Los santos ocupan un lugar preeminente en la Iglesia, ya que han sido siempre fuente y origen de renovación en las circunstancias más difíciles de la historia de la Iglesia
(Cardenal Sistach).- Hoy vivimos exageradamente al día. Tenemos poco tiempo para mirar atrás de vez en cuando y recordar. Los dos primeros días de noviembre nos ayudan a tener un momento de recuerdo para nuestros antepasados.
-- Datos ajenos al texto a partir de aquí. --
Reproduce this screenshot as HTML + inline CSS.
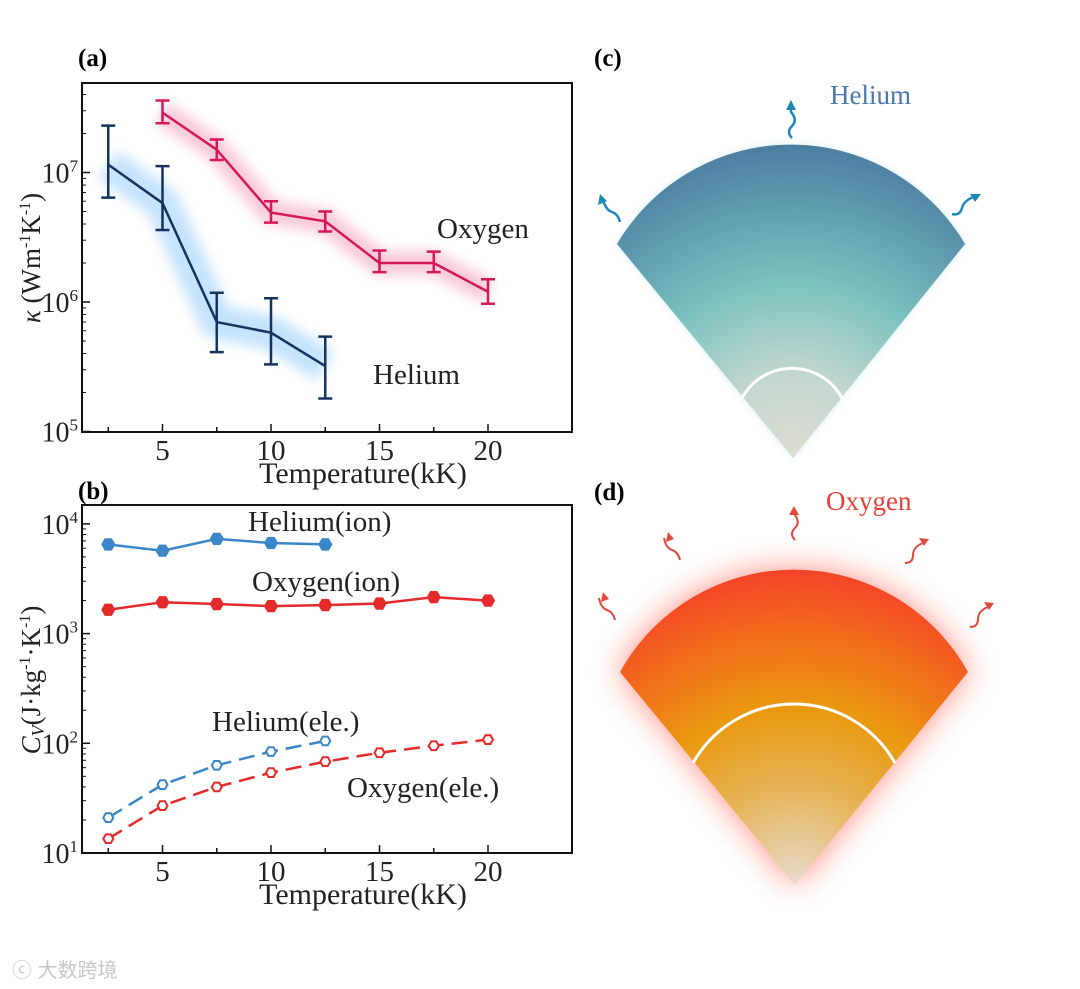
<!DOCTYPE html>
<html><head><meta charset="utf-8">
<style>
html,body{margin:0;padding:0;background:#fff;}
svg{display:block;font-family:"Liberation Serif","Noto Serif CJK SC",serif;}
</style></head>
<body>
<svg id="fig" width="1080" height="989" viewBox="0 0 1080 989" xmlns="http://www.w3.org/2000/svg">
<defs>
  <filter id="blurA" x="-20%" y="-50%" width="140%" height="200%"><feGaussianBlur stdDeviation="6"/></filter>
  <filter id="glowR" x="-30%" y="-30%" width="160%" height="160%"><feGaussianBlur stdDeviation="16"/></filter>
  <filter id="glowB" x="-30%" y="-30%" width="160%" height="160%"><feGaussianBlur stdDeviation="4"/></filter>
  <radialGradient id="gHe" gradientUnits="userSpaceOnUse" cx="793" cy="458" r="320">
    <stop offset="0" stop-color="#e0ddd3"/>
    <stop offset="0.25" stop-color="#c5d8d0"/>
    <stop offset="0.55" stop-color="#7cc2bf"/>
    <stop offset="0.8" stop-color="#5f9bb0"/>
    <stop offset="1" stop-color="#4a7a9f"/>
  </radialGradient>
  <radialGradient id="gO" gradientUnits="userSpaceOnUse" cx="795" cy="885" r="320">
    <stop offset="0" stop-color="#e8ddd0"/>
    <stop offset="0.3" stop-color="#e6b45a"/>
    <stop offset="0.55" stop-color="#ea9a10"/>
    <stop offset="0.8" stop-color="#f26a1c"/>
    <stop offset="1" stop-color="#f5402a"/>
  </radialGradient>
</defs>

<g id="panelA"></g>
<g id="panelB"></g>

<g>
  <text x="594" y="66" font-size="25" font-weight="bold">(c)</text>
  <text x="830" y="104" font-size="27" fill="#4a78a8">Helium</text>
  <path d="M793,458 L617,244 A202,202 0 0 1 965,244 Z" fill="#bfe6ea" filter="url(#glowB)" opacity="0.6"/>
  <path d="M793,458 L617,244 A202,202 0 0 1 965,244 Z" fill="url(#gHe)"/>
  <path d="M742,398 A57,57 0 0 1 842,398" fill="none" stroke="#fff" stroke-width="3"/>
  <g stroke="#1b88b5" stroke-width="2.5" fill="none">
    <path d="M792,138 q-6,-6 0,-12 q6,-6 -1,-14 l0,-8"/>
    <path d="M620,222 q-2,-8 -8,-10 q-6,-2 -9,-12"/>
    <path d="M952,214 q8,2 10,-6 q2,-8 14,-12"/>
  </g>
  <g fill="#1b88b5">
    <polygon points="791,100 786,110 796,110"/>
    <polygon points="600,194 598,205 607,201"/>
    <polygon points="981,194 970,194 975,202"/>
  </g>
</g>

<g>
  <text x="594" y="500" font-size="25" font-weight="bold">(d)</text>
  <text x="826" y="510" font-size="27" fill="#e5403a">Oxygen</text>
  <path d="M795,885 L620,672 A199,199 0 0 1 968,672 Z" fill="#ff5a4a" filter="url(#glowR)" opacity="0.7"/>
  <path d="M795,885 L620,672 A199,199 0 0 1 968,672 Z" fill="url(#gO)"/>
  <path d="M693,763 A116,116 0 0 1 895,763" fill="none" stroke="#fff" stroke-width="3"/>
  <g stroke="#e04a3e" stroke-width="2" fill="none">
    <path d="M795,540 q-6,-6 0,-12 q6,-6 -1,-14"/>
    <path d="M680,560 q-2,-8 -8,-10 q-6,-2 -8,-12"/>
    <path d="M905,563 q8,0 8,-8 q0,-8 10,-12"/>
    <path d="M615,620 q-2,-8 -8,-10 q-6,-2 -8,-12"/>
    <path d="M970,627 q8,0 8,-8 q0,-8 10,-12"/>
  </g>
  <g fill="#e04a3e">
    <polygon points="794,506 789,515 799,515"/>
    <polygon points="668,532 666,542 674,539"/>
    <polygon points="929,539 919,538 924,546"/>
    <polygon points="603,592 601,602 609,599"/>
    <polygon points="994,603 984,602 989,610"/>
  </g>
</g>

<text x="12" y="977" font-size="20" fill="#c8c8c8" font-family="Liberation Sans, Noto Sans CJK SC, sans-serif">ⓒ 大数跨境</text>

<script>
// ---- Panel (a) data ----
const tempsO = [5, 7.5, 10, 12.5, 15, 17.5, 20];
const kappaO = [2.9e7, 1.5e7, 4.9e6, 4.2e6, 2.0e6, 2.0e6, 1.2e6];
const kappaOHi = [3.6e7, 1.8e7, 6.0e6, 5.0e6, 2.5e6, 2.45e6, 1.5e6];
const kappaOLo = [2.4e7, 1.25e7, 4.1e6, 3.5e6, 1.7e6, 1.7e6, 0.97e6];
const tempsHe = [2.5, 5, 7.5, 10, 12.5];
const kappaHe = [1.15e7, 5.8e6, 7.0e5, 5.8e5, 3.2e5];
const kappaHeHi = [2.3e7, 1.12e7, 1.18e6, 1.07e6, 5.4e5];
const kappaHeLo = [6.4e6, 3.6e6, 4.1e5, 3.3e5, 1.8e5];
const xTicks = [5, 10, 15, 20];
const yTicksA = [5, 6, 7];
// ---- Panel (b) data ----
const cvHeIon = [6.5e3, 5.7e3, 7.3e3, 6.7e3, 6.5e3];
const cvOIon = [1.65e3, 1.93e3, 1.86e3, 1.78e3, 1.82e3, 1.88e3, 2.15e3, 2.0e3];
const cvHeEle = [21, 42, 63, 84, 105];
const cvOEle = [13.5, 27, 40, 54, 68, 82, 95, 108];
const tempsB = [2.5, 5, 7.5, 10, 12.5, 15, 17.5, 20];
const yTicksB = [1, 2, 3, 4];

const NS = "http://www.w3.org/2000/svg";
function mk(parent, tag, attrs, text) {
  const e = document.createElementNS(NS, tag);
  for (const k in attrs) e.setAttribute(k, attrs[k]);
  if (text !== undefined) e.textContent = text;
  parent.appendChild(e);
  return e;
}
function xS(t) { return 54 + t * 21.7; }

function axes(g, top, bottom, yPx, yTicks, minorRange) {
  const box = mk(g, "rect", {x: 82, y: top, width: 490, height: bottom - top, fill: "none", stroke: "#111", "stroke-width": 2});
  
  
  for (let t = 2.5; t <= 20; t += 2.5) {
    const major = t % 5 === 0;
    mk(g, "line", {x1: xS(t), x2: xS(t), y1: bottom, y2: bottom - (major ? 8 : 5), stroke: "#111", "stroke-width": 1.5});
  }
  xTicks.forEach(t => {
    const lab = mk(g, "text", {x: xS(t), y: bottom + 28, "font-size": 29, "text-anchor": "middle", fill: "#222"}, String(t));
    
    
  });
  const xt = mk(g, "text", {x: 363, y: bottom + 51, "font-size": 30, "text-anchor": "middle", fill: "#222"}, "Temperature(kK)");
  
  
  yTicks.forEach(p => {
    const y = yPx(Math.pow(10, p));
    mk(g, "line", {x1: 82, x2: 90, y1: y, y2: y, stroke: "#111", "stroke-width": 1.5});
    const lab = mk(g, "text", {x: 78, y: y + 10, "font-size": 28, "text-anchor": "end", fill: "#222"});
    
    
    mk(lab, "tspan", {}, "10");
    mk(lab, "tspan", {"font-size": 17, dy: -11}, String(p));
  });
  for (let p = minorRange[0]; p < minorRange[1]; p++) {
    for (let m = 2; m <= 9; m++) {
      const y = yPx(m * Math.pow(10, p));
      if (y > top && y < bottom) mk(g, "line", {x1: 82, x2: 86, y1: y, y2: y, stroke: "#111", "stroke-width": 1});
    }
  }
}

// Panel A
(function () {
  const g = document.getElementById("panelA");
  const yA = v => 302 - (Math.log10(v) - 6) * 129.5;
  const lab = mk(g, "text", {x: 78, y: 66, "font-size": 25, "font-weight": "bold"}, "(a)");
  
  
  const pO = tempsO.map((t, i) => (i ? "L" : "M") + xS(t) + "," + yA(kappaO[i])).join("");
  const pH = tempsHe.map((t, i) => (i ? "L" : "M") + xS(t) + "," + yA(kappaHe[i])).join("");
  const bO = mk(g, "path", {d: pO, fill: "none", stroke: "#f4a6c0", "stroke-width": 24, "stroke-linejoin": "round", opacity: 0.6, filter: "url(#blurA)"});
  
  
  const bH = mk(g, "path", {d: pH, fill: "none", stroke: "#9fd0fb", "stroke-width": 34, "stroke-linejoin": "round", opacity: 0.6, filter: "url(#blurA)"});
  
  
  axes(g, 83, 432, yA, yTicksA, [5, 8]);
  const lO = mk(g, "path", {d: pO, fill: "none", stroke: "#d6175a", "stroke-width": 2.5});
  
  
  const lH = mk(g, "path", {d: pH, fill: "none", stroke: "#15335e", "stroke-width": 2.5});
  
  
  function errs(ts, hi, lo, color, name) {
    ts.forEach((t, i) => {
      const x = xS(t), y1 = yA(hi[i]), y2 = yA(lo[i]);
      const e = mk(g, "path", {d: `M${x},${y1}L${x},${y2}M${x-7},${y1}L${x+7},${y1}M${x-7},${y2}L${x+7},${y2}`, stroke: color, "stroke-width": 2.5, fill: "none"});
      
      
    });
  }
  errs(tempsO, kappaOHi, kappaOLo, "#d6175a", "oxygen-error-bar");
  errs(tempsHe, kappaHeHi, kappaHeLo, "#15335e", "helium-error-bar");
  const t1 = mk(g, "text", {x: 437, y: 238, "font-size": 29, fill: "#222"}, "Oxygen");
  
  
  const t2 = mk(g, "text", {x: 373, y: 384, "font-size": 29, fill: "#222"}, "Helium");
  
  
  const yt = mk(g, "text", {transform: "translate(40,258) rotate(-90)", "font-size": 27, "text-anchor": "middle", fill: "#222"});
  
  
  mk(yt, "tspan", {"font-style": "italic"}, "κ");
  mk(yt, "tspan", {}, " (Wm");
  mk(yt, "tspan", {"font-size": 16, dy: -10}, "-1");
  mk(yt, "tspan", {dy: 10}, "K");
  mk(yt, "tspan", {"font-size": 16, dy: -10}, "-1");
  mk(yt, "tspan", {dy: 10}, ")");
})();

// Panel B
(function () {
  const g = document.getElementById("panelB");
  const yB = v => 853 - (Math.log10(v) - 1) * 109.7;
  const lab = mk(g, "text", {x: 78, y: 499, "font-size": 25, "font-weight": "bold"}, "(b)");
  
  
  axes(g, 505, 853, yB, yTicksB, [1, 4]);
  function series(vals, color, dashed, filled, name) {
    const ts = tempsB.slice(0, vals.length);
    const d = ts.map((t, i) => (i ? "L" : "M") + xS(t) + "," + yB(vals[i])).join("");
    const l = mk(g, "path", {d: d, fill: "none", stroke: color, "stroke-width": 2.5, "stroke-dasharray": dashed ? "16,8" : "none"});
    
    
    ts.forEach((t, i) => {
      const cx = xS(t), cy = yB(vals[i]);
      const r = filled ? 6.5 : 5;
      let pts = [];
      for (let k = 0; k < 6; k++) { const a = Math.PI / 3 * k; pts.push((cx + r * Math.cos(a)).toFixed(1) + "," + (cy + r * Math.sin(a)).toFixed(1)); }
      const m = mk(g, "polygon", {points: pts.join(" "), fill: filled ? color : "#fff", stroke: color, "stroke-width": filled ? 1 : 2});
      
      
    });
  }
  series(cvHeIon, "#3a86c6", false, true, "helium-ion");
  series(cvOIon, "#e42a2a", false, true, "oxygen-ion");
  series(cvHeEle, "#3a86c6", true, false, "helium-ele");
  series(cvOEle, "#e42a2a", true, false, "oxygen-ele");
  const labels = [["Helium(ion)", 248, 531, "helium-ion-label"], ["Oxygen(ion)", 252, 591, "oxygen-ion-label"], ["Helium(ele.)", 212, 731, "helium-ele-label"], ["Oxygen(ele.)", 347, 797, "oxygen-ele-label"]];
  labels.forEach(a => {
    const t = mk(g, "text", {x: a[1], y: a[2], "font-size": 29, fill: "#222"}, a[0]);
    
    
  });
  const yt = mk(g, "text", {transform: "translate(40,680) rotate(-90)", "font-size": 27, "text-anchor": "middle", fill: "#222"});
  
  
  mk(yt, "tspan", {"font-style": "italic"}, "C");
  mk(yt, "tspan", {"font-style": "italic", "font-size": 18, dy: 4}, "V");
  mk(yt, "tspan", {dy: -4}, "(J·kg");
  mk(yt, "tspan", {"font-size": 16, dy: -10}, "-1");
  mk(yt, "tspan", {dy: 10}, "·K");
  mk(yt, "tspan", {"font-size": 16, dy: -10}, "-1");
  mk(yt, "tspan", {dy: 10}, ")");
})();
</script>
</svg>
</body></html>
Al principio de este mes celebramos la doble fiesta de Todos los Santos y la conmemoración de los difuntos.
Estas dos fiestas expresan la solidaridad esperanzada con aquellos hermanos nuestros que han atravesado el umbral oscuro de la muerte y han entrado en la condición definitiva de su historia. Esta solidaridad con nuestros antepasados se convierte en un desafío crítico a la mentalidad de nuestro tiempo, que intenta olvidar a los muertos y apartarnos de la comunión con ellos.
La Iglesia es la comunión de los santos, según la expresión tradicional del Símbolo de la fe católica. Así lo decimos en la profesión de fe. Esta comunión, en sus elementos invisibles, existe no sólo entre los miembros de la Iglesia que peregrina en la tierra -que somos nosotros-, sino también entre ésta y todos aquellos que forman parte de la Iglesia celestial o que serán incorporados a ella después de su purificación. Existe una relación espiritual mutua entre todos, y de ahí la importancia de la intercesión de los santos y la oración por los difuntos.
En esta fiesta, los cristianos de Oriente precedieron a los cristianos de Occidente en la celebración conjunta de todos los santos. Lo hacían ya en el siglo IV: la Iglesia siríaca, durante el tiempo pascual; la bizantina, inmediatamente después de Pentecostés. En Occidente, fue el papa Bonifacio IV quien en 610 inició la fiesta dedicada a «la Virgen y a todos los mártires».